No Chile dos anos 1950, um crime que poderia ser mais um caso rotineiro nos anais da justiça se desdobra em um caso de opressão, identidade e anseios reprimidos. A trama se infiltra na rotina de Mercedes, secretária submersa nas convenções que ditam sua existência, e acompanha sua inesperada conexão com o julgamento de uma mulher acusada de assassinar o amante em um hotel luxuoso. O que começa como um crime de solução aparente se converte em uma análise profunda sobre os ecos psicológicos e sociais de um ato de ruptura.
Sob a direção meticulosa de Maite Alberdi, a narrativa privilegia enquadramentos apertados e uma fotografia repleta de texturas, instaurando uma atmosfera onde o desconforto se alia às faíscas de emancipação. Mercedes, até então figura discreta entre registros e relatórios, encontra na história da ré um reflexo de seus próprios silenciamentos. Quando surge a chance de ocupar temporariamente o apartamento da escritora acusada, ela se entrega a uma existência que nunca lhe foi permitida.

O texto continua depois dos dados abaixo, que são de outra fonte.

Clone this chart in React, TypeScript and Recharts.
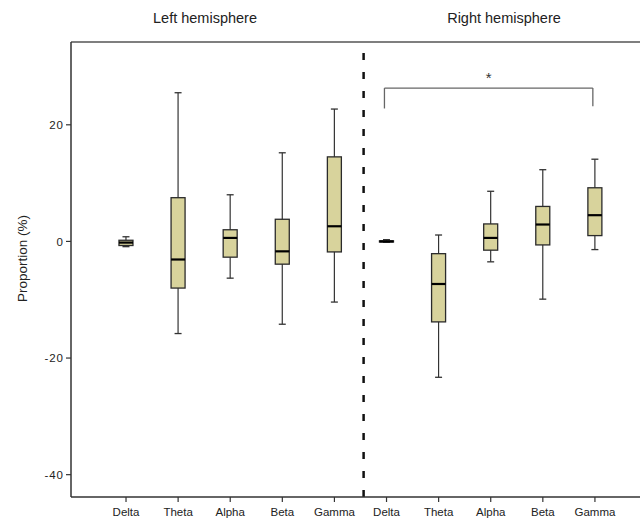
import { ComposedChart, Bar, XAxis, YAxis, ReferenceLine } from "recharts";

const BANDS = ["Delta", "Theta", "Alpha", "Beta", "Gamma"];
const LABELS = [...BANDS, ...BANDS];
const POSITIONS = [1, 2, 3, 4, 5, 6, 7, 8, 9, 10];
const HEMISPHERES = ["Left hemisphere", "Right hemisphere"];

// left: Delta..Gamma, right: Delta..Gamma
const MINS = [-0.9, -15.8, -6.3, -14.2, -10.4, -0.15, -23.3, -3.5, -9.9, -1.4];
const Q1S = [-0.7, -8.0, -2.7, -3.9, -1.8, -0.1, -13.8, -1.5, -0.6, 1.0];
const MEDIANS = [-0.2, -3.1, 0.6, -1.7, 2.6, 0, -7.3, 0.6, 2.9, 4.5];
const Q3S = [0.2, 7.5, 2.0, 3.8, 14.5, 0.1, -2.1, 3.0, 6.0, 9.2];
const MAXS = [0.8, 25.5, 8.0, 15.2, 22.7, 0.3, 1.1, 8.6, 12.3, 14.1];

const Y_TICKS = [-40, -20, 0, 20];
const Y_MIN = -43.83;
const Y_MAX = 34.2;
const X_MIN = -0.056;
const X_MAX = 10.865;
const DIVIDER_X = 5.56;

// significance bracket (Delta vs Gamma, right hemisphere)
const BRACKET_X = [5.96, 9.96];
const BRACKET_TOP = 26.3;
const BRACKET_ENDS = [22.8, 23.2];

const FONT = "'Liberation Sans', Arial, Helvetica, sans-serif";

const data = POSITIONS.map((pos, i) => ({
  pos,
  label: LABELS[i],
  min: MINS[i],
  q1: Q1S[i],
  median: MEDIANS[i],
  q3: Q3S[i],
  max: MAXS[i],
}));

function BoxShape(props: any) {
  const { x, y, width, height, payload } = props;
  if (!payload) return null;
  const { min, q1, median, q3, max } = payload;
  const top = Math.min(y, y + height);
  const h = Math.abs(height);
  const span = max - min || 1;
  const toY = (v: number) => top + ((max - v) / span) * h;
  const cx = x + width / 2;
  const cap = 3.5;
  const yQ3 = toY(q3);
  const yQ1 = toY(q1);
  return (
    <g>
      <line x1={cx} x2={cx} y1={toY(max)} y2={toY(min)} stroke="#333" strokeWidth={1.2} />
      <line x1={cx - cap} x2={cx + cap} y1={toY(max)} y2={toY(max)} stroke="#333" strokeWidth={1.3} />
      <line x1={cx - cap} x2={cx + cap} y1={toY(min)} y2={toY(min)} stroke="#333" strokeWidth={1.3} />
      <rect
        x={x}
        y={yQ3}
        width={width}
        height={Math.max(yQ1 - yQ3, 0.5)}
        fill="#d8d39c"
        stroke="#2b2b2b"
        strokeWidth={1.3}
      />
      <line x1={x} x2={x + width} y1={toY(median)} y2={toY(median)} stroke="#000" strokeWidth={2.2} />
    </g>
  );
}

function YLabel(props: any) {
  const vb = props.viewBox || { x: 31, y: 42, width: 40, height: 455 };
  const cx = vb.x - 9;
  const cy = vb.y + vb.height / 2 - 11;
  return (
    <text
      x={cx}
      y={cy}
      transform={`rotate(-90 ${cx} ${cy})`}
      textAnchor="middle"
      dominantBaseline="central"
      fontSize={13.5}
      fill="#222"
      fontFamily={FONT}
    >
      Proportion (%)
    </text>
  );
}

const titleStyle = {
  position: "absolute" as const,
  top: 9,
  width: 200,
  textAlign: "center" as const,
  fontSize: 14.5,
  lineHeight: "18px",
  color: "#222",
};

export default function App() {
  return (
    <div style={{ position: "absolute", left: 0, top: 0, width: 640, height: 521, background: "#fff", fontFamily: FONT }}>
      <div style={{ ...titleStyle, left: 105 }}>{HEMISPHERES[0]}</div>
      <div style={{ ...titleStyle, left: 404 }}>{HEMISPHERES[1]}</div>
      <ComposedChart width={640} height={521} data={data} margin={{ top: 42, right: 0, bottom: 0, left: 31 }}>
        <XAxis
          dataKey="pos"
          type="number"
          domain={[X_MIN, X_MAX]}
          allowDataOverflow
          ticks={POSITIONS}
          interval={0}
          tickFormatter={(v: number) => LABELS[v - 1] ?? ""}
          height={24}
          tickSize={5}
          tickMargin={6}
          tick={{ fill: "#222", fontSize: 11.5, fontFamily: FONT }}
          axisLine={{ stroke: "#333", strokeWidth: 1.5 }}
          tickLine={{ stroke: "#333", strokeWidth: 1.2 }}
        />
        <YAxis
          type="number"
          domain={[Y_MIN, Y_MAX]}
          allowDataOverflow
          ticks={Y_TICKS}
          interval={0}
          width={40}
          tickSize={5}
          tickMargin={2}
          tick={{ fill: "#222", fontSize: 11.5, fontFamily: FONT, letterSpacing: 1 }}
          axisLine={{ stroke: "#333", strokeWidth: 1.5 }}
          tickLine={{ stroke: "#333", strokeWidth: 1.2 }}
          label={<YLabel />}
        />
        <ReferenceLine y={Y_MAX} stroke="#555" strokeWidth={1.5} />
        <ReferenceLine x={DIVIDER_X} stroke="#111" strokeWidth={2.5} strokeDasharray="7 12" />
        <ReferenceLine
          segment={[
            { x: BRACKET_X[0], y: BRACKET_TOP },
            { x: BRACKET_X[1], y: BRACKET_TOP },
          ]}
          stroke="#666"
          strokeWidth={1.3}
          label={{ value: "*", position: "top", offset: 5, fontSize: 15, fill: "#333", fontFamily: FONT }}
        />
        <ReferenceLine
          segment={[
            { x: BRACKET_X[0], y: BRACKET_TOP },
            { x: BRACKET_X[0], y: BRACKET_ENDS[0] },
          ]}
          stroke="#666"
          strokeWidth={1.3}
        />
        <ReferenceLine
          segment={[
            { x: BRACKET_X[1], y: BRACKET_TOP },
            { x: BRACKET_X[1], y: BRACKET_ENDS[1] },
          ]}
          stroke="#666"
          strokeWidth={1.3}
        />
        <Bar
          dataKey={(d: any) => [d.min, d.max]}
          barSize={14}
          shape={<BoxShape />}
          isAnimationActive={false}
        />
      </ComposedChart>
    </div>
  );
}
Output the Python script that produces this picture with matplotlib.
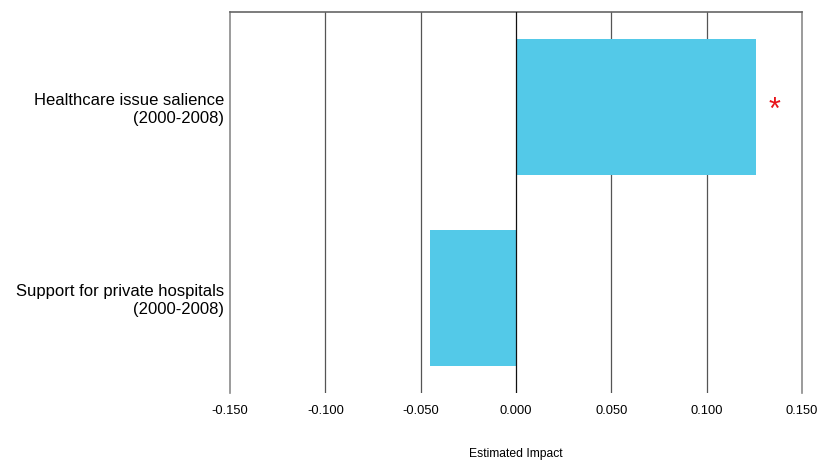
import matplotlib
matplotlib.use("Agg")
import matplotlib.pyplot as plt

categories = ["Healthcare issue salience\n(2000-2008)", "Support for private hospitals\n(2000-2008)"]
values = [0.126, -0.045]
significant = [True, False]
xticks = [-0.150, -0.100, -0.050, 0.000, 0.050, 0.100, 0.150]
xtick_labels = ["-0.150", "-0.100", "-0.050", "0.000", "0.050", "0.100", "0.150"]

plt.rcParams['font.family'] = ['Liberation Sans', 'DejaVu Sans']

fig = plt.figure(figsize=(8.17, 4.61), dpi=100)
ax = fig.add_axes([230/817, 1-393/461, 572/817, 381.5/461])

ypos = [1, 0]
ax.barh(ypos, values, height=0.712, color='#53C9E8', zorder=2)

for x in xticks:
    if x == 0:
        ax.axvline(x, color='#111111', lw=0.9, zorder=3)
    elif abs(x) == 0.15:
        ax.axvline(x, color='#8a8a8a', lw=1.2, zorder=1, clip_on=False)
    else:
        ax.axvline(x, color='#555555', lw=0.9, zorder=1)

for y, v, s in zip(ypos, values, significant):
    if s:
        ax.annotate('*', xy=(v, y), xytext=(13, -3), textcoords='offset points',
                    color='#e8141a', fontsize=22, ha='center', va='center')

ax.set_xlim(-0.15, 0.15)
ax.set_ylim(-0.5, 1.5)
ax.set_xticks(xticks)
ax.set_xticklabels(xtick_labels, fontsize=9.3)
ax.set_yticks(ypos)
ax.set_yticklabels(categories, fontsize=12, ha='right', multialignment='right')
ax.tick_params(axis='both', length=0)
ax.tick_params(axis='x', pad=9)
ax.tick_params(axis='y', pad=4)
ax.set_xlabel("Estimated Impact", fontsize=8.7, labelpad=22)

for side in ['left', 'right', 'bottom']:
    ax.spines[side].set_visible(False)
ax.spines['top'].set_color('#666666')
ax.spines['top'].set_linewidth(1.2)

fig.savefig("out.png", dpi=100)
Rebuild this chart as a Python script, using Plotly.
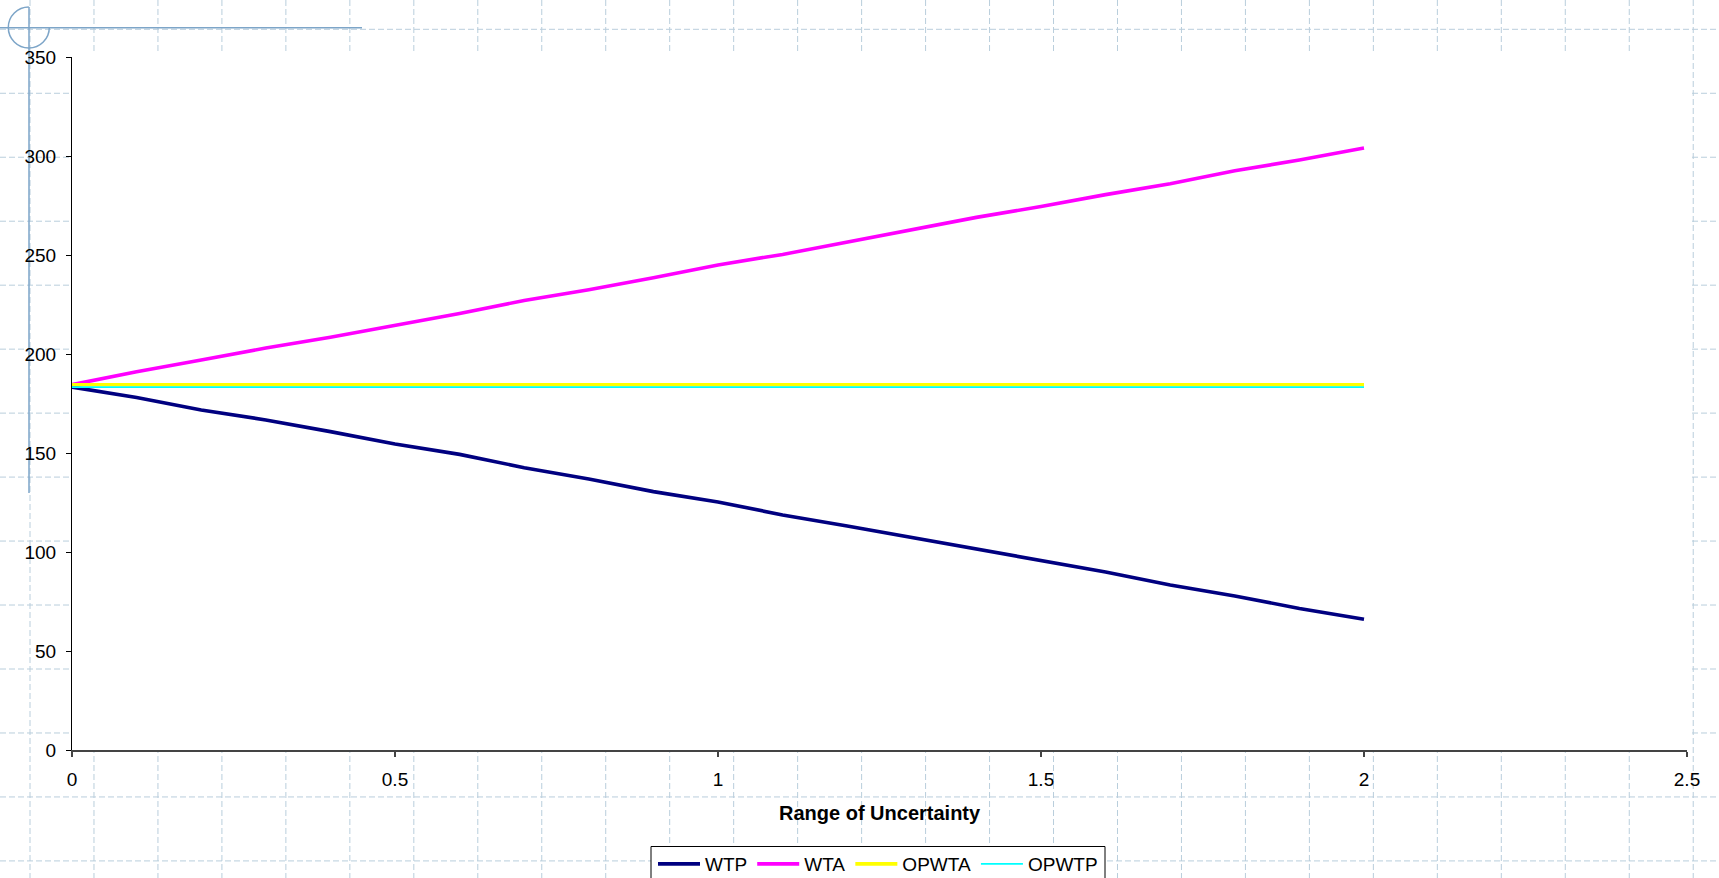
import plotly.graph_objects as go

# Range of uncertainty (x) and the four series
uncertainty = [0.0, 0.1, 0.2, 0.3, 0.4, 0.5, 0.6, 0.7, 0.8, 0.9, 1.0,
               1.1, 1.2, 1.3, 1.4, 1.5, 1.6, 1.7, 1.8, 1.9, 2.0]
wtp = [183.3, 178.0, 171.7, 166.7, 160.8, 154.5, 149.3, 142.6, 136.9, 130.5, 125.3,
       118.7, 113.1, 107.2, 101.4, 95.5, 89.9, 83.3, 77.8, 71.5, 66.0]
wta = [184.5, 191.0, 197.0, 203.0, 208.5, 214.5, 220.5, 227.0, 232.5, 238.5, 245.0,
       250.3, 256.5, 262.5, 269.0, 274.5, 280.5, 286.0, 292.5, 298.0, 304.0]
opwta = [184.5] * len(uncertainty)
opwtp = [183.3] * len(uncertainty)

x_ticks = [0, 0.5, 1, 1.5, 2, 2.5]
y_ticks = [0, 50, 100, 150, 200, 250, 300, 350]

W, H = 1719, 878
L, R, T, B = 72, 32, 57, 128
PW, PH = W - L - R, H - T - B
FONT = "Arial, Liberation Sans, sans-serif"


def px_x(px):
    return (px - L) / PW


def px_y(py):
    return (H - B - py) / PH


fig = go.Figure()

series = [
    ("WTP", wtp, "#000080", 3.6),
    ("WTA", wta, "#FF00FF", 3.6),
    ("OPWTA", opwta, "#FFFF00", 3.6),
    ("OPWTP", opwtp, "#00FFFF", 1.8),
]
for name, vals, color, width in series:
    fig.add_trace(go.Scatter(x=uncertainty, y=vals, name=name, mode="lines",
                             line=dict(color=color, width=width)))

# Page-layout grid behind the chart (dashed, light blue)
shapes = []
grid_col = "rgb(185,206,220)"
step = 63.97
gx = 30.0
while gx < W:
    shapes.append(dict(type="line", xref="paper", yref="paper", layer="below",
                       x0=px_x(gx), x1=px_x(gx), y0=px_y(0), y1=px_y(H),
                       line=dict(color=grid_col, width=1, dash="6px,3px")))
    gx += step
gy = 29.3
while gy < H:
    shapes.append(dict(type="line", xref="paper", yref="paper", layer="below",
                       x0=px_x(0), x1=px_x(W), y0=px_y(gy), y1=px_y(gy),
                       line=dict(color=grid_col, width=1, dash="6px,3px")))
    gy += step

# White plot area on top of the page grid
shapes.append(dict(type="rect", xref="paper", yref="paper", layer="below",
                   x0=px_x(70), x1=px_x(1691), y0=px_y(752), y1=px_y(52),
                   fillcolor="white", line=dict(width=0)))

# Legend frame
shapes.append(dict(type="rect", xref="paper", yref="paper", layer="below",
                   x0=px_x(651), x1=px_x(1105), y0=px_y(H + 10), y1=px_y(846.5),
                   fillcolor="white", line=dict(color="black", width=1)))

# Chart-selection crosshair marker in the top-left corner
sel_col = "rgb(125,165,200)"
shapes.append(dict(type="line", xref="paper", yref="paper", layer="below",
                   x0=px_x(0), x1=px_x(362), y0=px_y(27.7), y1=px_y(27.7),
                   line=dict(color=sel_col, width=1.5)))
shapes.append(dict(type="line", xref="paper", yref="paper", layer="below",
                   x0=px_x(29), x1=px_x(29), y0=px_y(7), y1=px_y(493),
                   line=dict(color=sel_col, width=1.5)))
cx, cy, r = 28.8, 27.5, 20.5
p = lambda a, b: f"{px_x(a)},{px_y(b)}"
path = (f"M{p(cx, cy - r)} "
        f"C{p(cx - r * 0.552, cy - r)} {p(cx - r, cy - r * 0.552)} {p(cx - r, cy)} "
        f"C{p(cx - r, cy + r * 0.552)} {p(cx - r * 0.552, cy + r)} {p(cx, cy + r)} "
        f"C{p(cx + r * 0.552, cy + r)} {p(cx + r, cy + r * 0.552)} {p(cx + r, cy)}")
shapes.append(dict(type="path", xref="paper", yref="paper", layer="below",
                   path=path, line=dict(color=sel_col, width=1.5)))

fig.update_layout(
    width=W, height=H,
    margin=dict(l=L, r=R, t=T, b=B, autoexpand=False),
    paper_bgcolor="white",
    plot_bgcolor="rgba(0,0,0,0)",
    font=dict(family=FONT, size=19, color="black"),
    shapes=shapes,
    showlegend=True,
    legend=dict(orientation="h", x=px_x(653), xanchor="left",
                y=px_y(845), yanchor="top",
                bgcolor="rgba(0,0,0,0)", borderwidth=0,
                font=dict(family=FONT, size=19, color="black"),
                itemwidth=42, tracegroupgap=0),
    annotations=[dict(text="<b>Range of Uncertainty</b>", xref="paper", yref="paper",
                      x=0.5, y=px_y(813), xanchor="center", yanchor="middle",
                      showarrow=False, font=dict(family=FONT, size=20, color="black"))],
)

fig.update_xaxes(range=[0, 2.5], tickvals=x_ticks, ticktext=[str(v) for v in x_ticks],
                 showgrid=False, zeroline=False, showline=True,
                 linecolor="#444444", linewidth=2, ticks="outside", ticklen=5,
                 tickwidth=2, tickcolor="#444444", ticklabelstandoff=6)
fig.update_yaxes(range=[0, 350], tickvals=y_ticks,
                 showgrid=False, zeroline=False, showline=True,
                 linecolor="black", linewidth=1, ticks="outside", ticklen=5,
                 tickwidth=1, tickcolor="black", ticklabelstandoff=6)

fig.write_html("out.html")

O mergulho naquele espaço não é apenas um desvio da rotina, mas um encontro com uma vida que lhe parecia inalcançável. O toque do cetim de um vestido refinado, o tempo dilatado de um banho sem pressa, a liberdade de ocupar um cômodo sem justificativas transformam-se em experiências revolucionárias. A interpretação de Elisa Zulueta traduz essa metamorfose com uma fisicalidade sutil, onde cada gesto carrega a carga de anos de contenção. O contraste entre sua existência ordinária e a fugaz apropriação desse espaço evidencia a asfixia de seu cotidiano: no lar, uma presença funcional; no trabalho, uma peça substituível; no apartamento da escritora, um ser pleno, ainda que por um breve intervalo.
O filme evita o voyeurismo sensacionalista tão comum em narrativas criminais e se desvia da exploração dos aspectos sórdidos do caso. Não se trata de julgar culpa ou inocência, mas de expor a rigidez de estruturas que cerceiam as mulheres e explorar as brechas que elas encontram para afirmar sua existência. A abordagem feminista permeia o filme sem a necessidade de discursos panfletários: a política está nos gestos, nos olhares, na apropriação silenciosa de espaços que a sociedade insiste em lhes negar.
A presença de Mercedes é efêmera naquele apartamento, mas suas ações deixam marcas imperceptíveis: a água que tocou sua pele evapora, mas as plantas que regou seguirão crescendo. Nesse detalhe aparentemente banal reside a essência do filme: a confirmação de que pequenos atos de autonomia são capazes de redefinir existências inteiras.